___ PROVIDED DATA ___

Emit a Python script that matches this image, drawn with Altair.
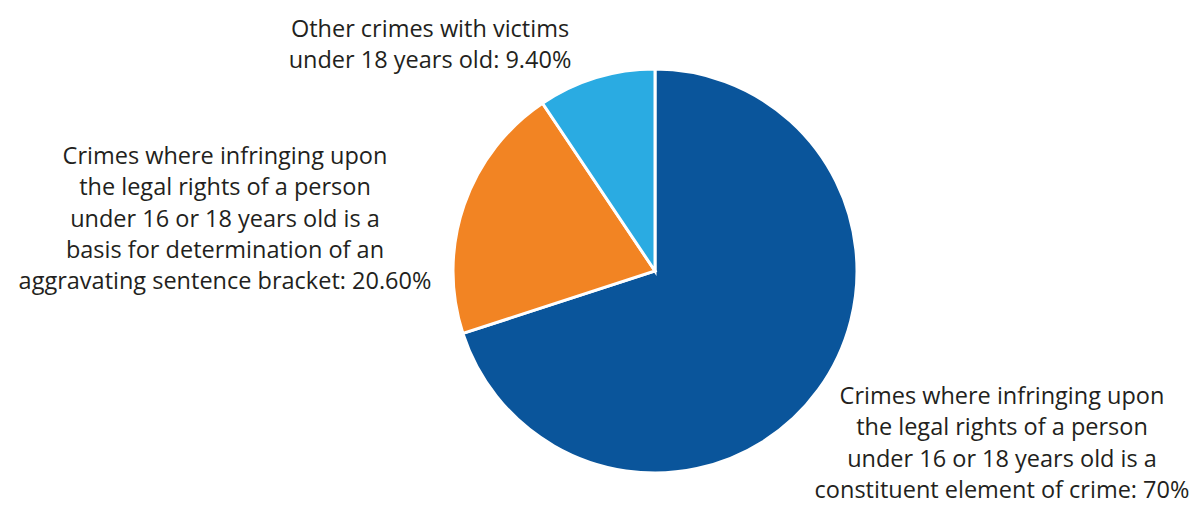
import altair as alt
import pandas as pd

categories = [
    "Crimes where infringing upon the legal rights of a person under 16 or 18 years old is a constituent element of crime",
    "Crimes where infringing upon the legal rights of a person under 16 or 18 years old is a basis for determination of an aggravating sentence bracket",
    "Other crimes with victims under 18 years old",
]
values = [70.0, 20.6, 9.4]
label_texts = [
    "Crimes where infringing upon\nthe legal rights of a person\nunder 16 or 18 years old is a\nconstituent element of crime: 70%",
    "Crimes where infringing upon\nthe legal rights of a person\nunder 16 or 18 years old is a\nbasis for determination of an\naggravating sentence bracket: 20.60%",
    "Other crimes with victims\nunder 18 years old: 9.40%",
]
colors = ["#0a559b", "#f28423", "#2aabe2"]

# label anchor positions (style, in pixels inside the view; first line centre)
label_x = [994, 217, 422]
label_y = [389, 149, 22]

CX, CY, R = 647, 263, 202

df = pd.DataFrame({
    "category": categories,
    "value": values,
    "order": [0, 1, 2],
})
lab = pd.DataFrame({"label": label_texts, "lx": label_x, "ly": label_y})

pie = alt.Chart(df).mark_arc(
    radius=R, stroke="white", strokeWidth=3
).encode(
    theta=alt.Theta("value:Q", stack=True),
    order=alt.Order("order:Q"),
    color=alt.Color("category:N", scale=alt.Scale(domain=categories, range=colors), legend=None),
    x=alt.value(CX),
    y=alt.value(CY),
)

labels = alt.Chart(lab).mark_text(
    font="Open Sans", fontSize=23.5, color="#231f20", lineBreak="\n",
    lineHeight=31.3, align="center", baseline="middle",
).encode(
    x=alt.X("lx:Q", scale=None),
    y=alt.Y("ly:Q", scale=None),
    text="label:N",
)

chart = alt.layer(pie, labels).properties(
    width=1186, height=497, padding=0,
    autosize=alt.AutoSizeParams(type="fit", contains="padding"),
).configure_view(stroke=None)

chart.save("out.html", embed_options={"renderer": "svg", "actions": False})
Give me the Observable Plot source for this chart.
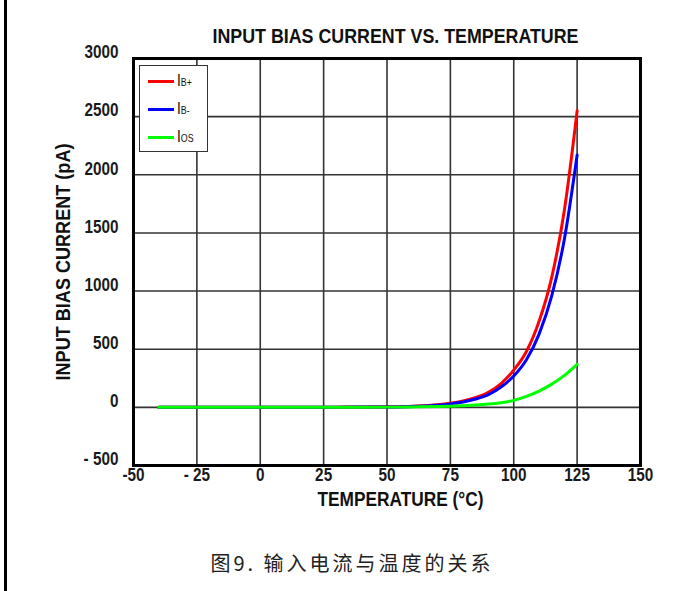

___

### SHORT EXERCISE
Starting at the first line of the entries, restate word for word everything through the line that holds "import pandas as pd", both ends included, but omit any pictures.

### RESPONSE
Emit a Python script that matches this image, drawn with Altair.
import altair as alt
import pandas as pd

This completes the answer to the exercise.